On 05/10/2018 09:39 AM, RW wrote:
On Thu, 10 May 2018 13:49:15 +0000 (UTC)
Pedro David Marco wrote:

David Jones wrote:>It's not only compromised well-established
accounts.  Based on the odd
domain names I have seen, I am pretty sure that Microsoft allows
trials of O365 so spammers are signing up and blasting out
junk/phishing emails until they are discovered.  These spammers can
spoof anyone on O365 like toysrus.com and the SPF checks will pass.


I totally agree with David, i have seen trial periods of 45 days for
O365, then spoofingany other O365 customer is trivial with SPF
totally pointless.

But have you actually tried it? I had a concern about  travelodge.co.uk
being whitelisted when its SPF includes gmail, but I tried spoofing it
through smtp.gmail.com and it didn't work.

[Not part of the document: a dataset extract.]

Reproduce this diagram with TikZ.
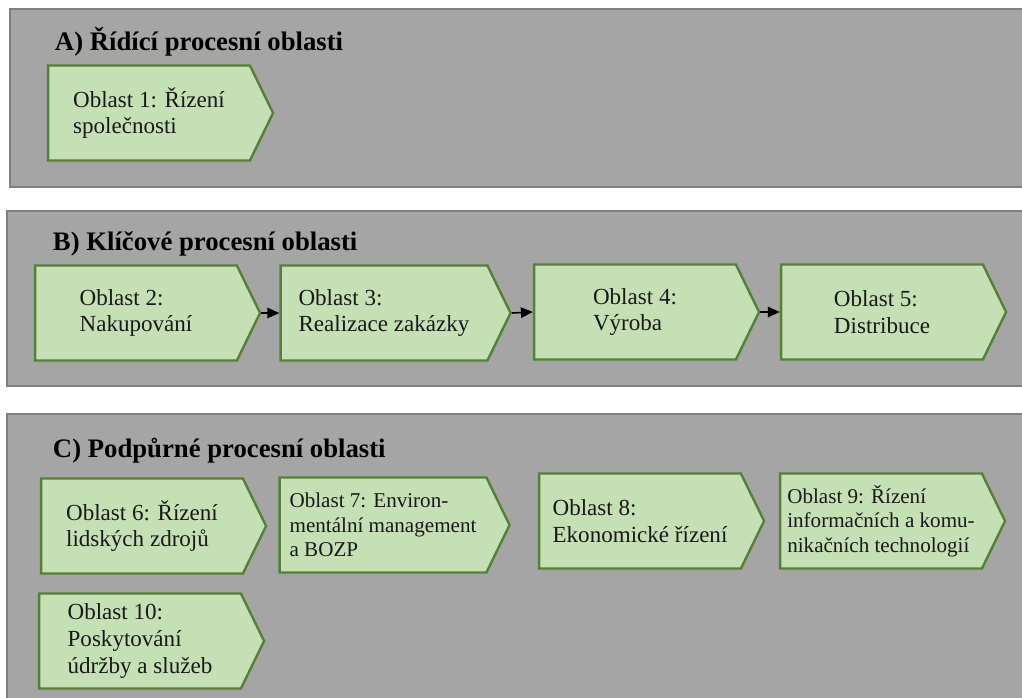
\documentclass[tikz,border=0pt]{standalone}
\usepackage{fontspec}
\setmainfont{Liberation Serif}
\usetikzlibrary{arrows.meta,shapes.symbols}
\definecolor{panelgray}{HTML}{A5A5A5}
\definecolor{panelline}{HTML}{7F7F7F}
\definecolor{boxgreen}{HTML}{C5E0B4}
\definecolor{boxline}{HTML}{548235}
\tikzset{
  panel/.style={fill=panelgray, draw=panelline, line width=0.5mm},
  paneltitle/.style={anchor=base west, font=\bfseries\fontsize{19}{22}\selectfont},
  area/.style={shape=signal, signal to=east, signal pointer angle=128,
    fill=boxgreen, draw=boxline, line width=0.6mm,
    minimum width=56.25mm, minimum height=23.75mm, inner sep=0pt,
    align=left, text=black!90, font=\fontsize{16.4}{19}\selectfont},
  widearea/.style={minimum width=57.5mm},
  smalltext/.style={font=\fontsize{15}{17.5}\selectfont},
  flow/.style={-{Triangle[length=3mm,width=2.6mm]}, line width=0.4mm}
}
\begin{document}
\begin{tikzpicture}[x=0.25mm,y=-0.25mm]
 \useasboundingbox (0,0) rectangle (1022,697);
 \clip (0,0) rectangle (1022,697);
 \fill [white] (0,0) rectangle (1022,697);

 \draw [panel] (10,9) rectangle (1040,187); % 領域A
 \draw [panel] (7,211) rectangle (1040,386); % 領域B
 \draw [panel] (7,414) rectangle (1040,720); % 領域C

 \node [paneltitle] (TA) at (50,50) {A) Řídící procesní oblasti};
 \node [paneltitle] (TB) at (48,250) {B) Klíčové procesní oblasti};
 \node [paneltitle] (TC) at (48,457) {C) Podpůrné procesní oblasti};

 \node [area] (O1) at (149,113) {Oblast 1: Řízení\\společnosti};

 \node [area] (O2) at (136,313) {Oblast 2:\\Nakupování};
 \node [area,widearea] (O3) at (384,313) {Oblast 3:\\Realizace zakázky};
 \node [area] (O4) at (635,312) {Oblast 4:\\Výroba};
 \node [area] (O5) at (882,312) {Oblast 5:\\Distribuce};

 \node [area] (O6) at (142,526) {Oblast 6: Řízení\\lidských zdrojů};
 \node [area,widearea,smalltext] (O7) at (383,525) {Oblast 7: Environ-\\mentální management\\a BOZP};
 \node [area] (O8) at (640,521) {Oblast 8:\\Ekonomické řízení};
 \node [area,smalltext] (O9) at (881,521) {Oblast 9: Řízení\\informačních a komu-\\nikačních technologií};
 \node [area] (O10) at (140,641) {Oblast 10:\\Poskytování\\údržby a služeb};

 \draw [flow] (O2.east) -- (O3.west); % 2→3
 \draw [flow] (O3.east) -- (O4.west); % 3→4
 \draw [flow] (O4.east) -- (O5.west); % 4→5
\end{tikzpicture}
\end{document}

It was said on this thread that Google rewrites/forces the envelope-from address to be the same as the authenticated sender so Google handles this properly. Microsoft does not. If you can authenticate, then you can send as whatever you want with any headers you want to add/spoof including the From:.

Microsoft has a list of domains it hosts and a list of hosted domains
(and/or its own addresses) tied to each account.  Given how much
reliance MS place on DMARC's preventing spoofing, and how easy it would
be for them to prevent one user spoofing another's domain on submission,
I'd be very surprised if they allow it.


They do. I saw an example a few weeks ago.

Paul Stead claims to have seen it, but it's important to positively
identify it as spoofing and not hacking.


Not sure what the difference is from a mail filtering perspective. From Microsoft's perspective it is both. A spammer got someone's password and started sending a bunch of invoice phishing emails pretending to be a local construction company that happens to host their email on O365 so their SPF record is good.